Esto no es algo nuevo. La ancestral comisión del escritor no ha cambiado. Se le encarga la exposición de varias de nuestras más evidentes fallas y fracasos, el sacar a la luz nuestros sueños oscuros y peligrosos, con el propósito de mejorarlos.
Más aún, se le delega al escritor declarar y celebrar la probada capacidad del ser humano de albergar grandeza de corazón y espíritu, de ser valiente en la derrota, de exhibir valor, compasión y amor.
En la interminable guerra contra la debilidad y la tristeza, estas son las brillantes banderas de la esperanza y la emulación.
Sostengo que un escritor que no crea apasionadamente en la perfectibilidad del hombre no tiene ninguna dedicación ni lugar en la literatura.
El actual miedo universal ha sido el resultado de un avance en nuestro conocimiento y de la manipulación de algunos factores peligrosos en el mundo físico.
Es cierto que otras fases del entendimiento aún no se han puesto a la par de este gran avance, pero no existe razón para pensar que es imposible, o que no se pondrán al corriente. De hecho, es parte de la labor del escritor contribuir a que así sea.
Considerando la larga y orgullosa historia de la humanidad de permanecer firmes en contra de enemigos naturales, en ocasiones a la faz de una derrota casi segura y de la extinción, seríamos cobardes y estúpidos si abandonáramos el terreno en la víspera de nuestra mayor victoria potencial.
Como sería de esperarse, he estado leyendo sobre la vida de Alfred Nobel: era un hombre solitario, dicen los libros, un hombre pensativo. Perfeccionó la liberación de fuerzas explosivas, capaces de bondad creativa o maldad destructiva, pero carentes de elección, no regidas por la conciencia o el juicio.
Nobel atestiguó algunos de los crueles y sangrientos usos dañinos de sus invenciones. Es posible que incluso haya vislumbrado el resultado final de sus investigaciones sobre métodos de destrucción final: el acceso a la violencia máxima. Algunos dicen que se volvió un cínico, pero yo no lo creo así. Creo que procuró inventar un método de control, una válvula de escape. Pienso que la encontró finalmente tan solo en la mente y el espíritu humanos. Para mí, su pensamiento está claramente inscrito en las categorías de estos premios.

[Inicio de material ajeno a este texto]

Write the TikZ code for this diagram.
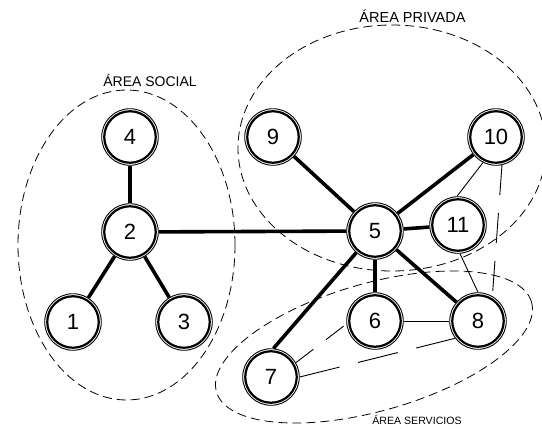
\documentclass[tikz,border=0pt]{standalone}
\usepackage{fontspec}
\setmainfont{Liberation Sans}
\begin{document}
\begin{tikzpicture}[x=1pt,y=-1pt,
  nd/.style={circle, draw, fill=white, line width=2.2pt, minimum size=51.5pt, inner sep=0pt, outer sep=3pt, font=\fontsize{22}{22}\selectfont},
  ring/.style={line width=0.9pt},
  strong/.style={line width=3.6pt},
  weak/.style={line width=0.9pt},
  zone/.style={line width=0.8pt, dash pattern=on 9pt off 5pt},
  lab/.style={anchor=base, inner sep=0pt}]
\useasboundingbox (0,0) rectangle (542,429);
% zones
\draw[zone] (126.5,245) ellipse [x radius=108.5pt, y radius=155pt];
\draw[zone] (392,148) ellipse [x radius=154pt, y radius=123pt];
\draw[zone, rotate around={15.9:(374,347)}] (374,347) ellipse [x radius=163.8pt, y radius=63.8pt];
% labels
\node[lab, font=\fontsize{14}{14}\selectfont] (tsocial) at (150,86) {ÁREA SOCIAL};
\node[lab, font=\fontsize{14.5}{14.5}\selectfont] (tpriv) at (412.5,22) {ÁREA PRIVADA};
\node[lab, font=\fontsize{10.6}{10.6}\selectfont] (tserv) at (417,424) {ÁREA SERVICIOS};
% nodes
\node[nd] (1) at (73,322) {1};
\node[nd] (2) at (130,232) {2};
\node[nd] (3) at (184,322) {3};
\node[nd] (4) at (130,137) {4};
\node[nd] (5) at (375,231) {5};
\node[nd] (6) at (375,321) {6};
\node[nd] (7) at (271,377) {7};
\node[nd] (8) at (478,321) {8};
\node[nd] (9) at (273,137) {9};
\node[nd] (10) at (496,137) {10};
\node[nd] (11) at (458,225) {11};
\foreach \n in {1,...,11} \draw[ring] (\n.center) circle (28.3pt);
% strong edges
\draw[strong] (4) -- (2);
\draw[strong] (2) -- (1);
\draw[strong] (2) -- (3);
\draw[strong] (2) -- (5);
\draw[strong] (9) -- (5);
\draw[strong] (10) -- (5);
\draw[strong] (5) -- (11);
\draw[strong] (5) -- (6);
\draw[strong] (5) -- (7.85);
\draw[strong] (5) -- (8);
% weak edges
\draw[weak] (10.243) -- (11.92);
\draw[weak] (11.-86) -- (8.90);
\draw[weak] (6) -- (8);
\draw[weak, dash pattern=on 30pt off 18pt] (10.-78) -- (8.60);
\draw[weak, dash pattern=on 22pt off 16pt] (7.30) -- (6.186);
\draw[weak, dash pattern=on 41pt off 19pt] (7.0) -- (8.217);
\end{tikzpicture}
\end{document}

Se otorgan al creciente y continuo conocimiento del ser humano y de su mundo: a la comprensión y la comunicación, que son funciones de la literatura. Y se ofrecen como demostraciones de la capacidad para la paz: la máxima de todas las capacidades.
A menos de cincuenta años de su muerte, la puerta de la naturaleza fue abierta y se nos ofreció la temida carga de la elección.
Hemos usurpado muchos de los poderes que alguna vez adscribimos a Dios.
Temerosos y faltos de preparación, hemos asumido el tutelaje sobre la vida y la muerte del mundo entero, de todas las criaturas vivas.
El peligro y la gloria y la elección descansan finalmente en el ser humano. La prueba de su perfectibilidad está a la mano.
Al haber adquirido un poder similar al de Dios, debemos mirar hacia nuestro interior en busca de la responsabilidad y la sabiduría que alguna vez rezamos que alguna deidad pudiera tener.
El propio ser humano se ha convertido en nuestra mayor amenaza, y nuestra única esperanza.
De manera que, hoy en día, pudiéramos parafrasear al apóstol Juan:
En el final está la Palabra, y la Palabra es el Hombre, y la Palabra está con los Hombres.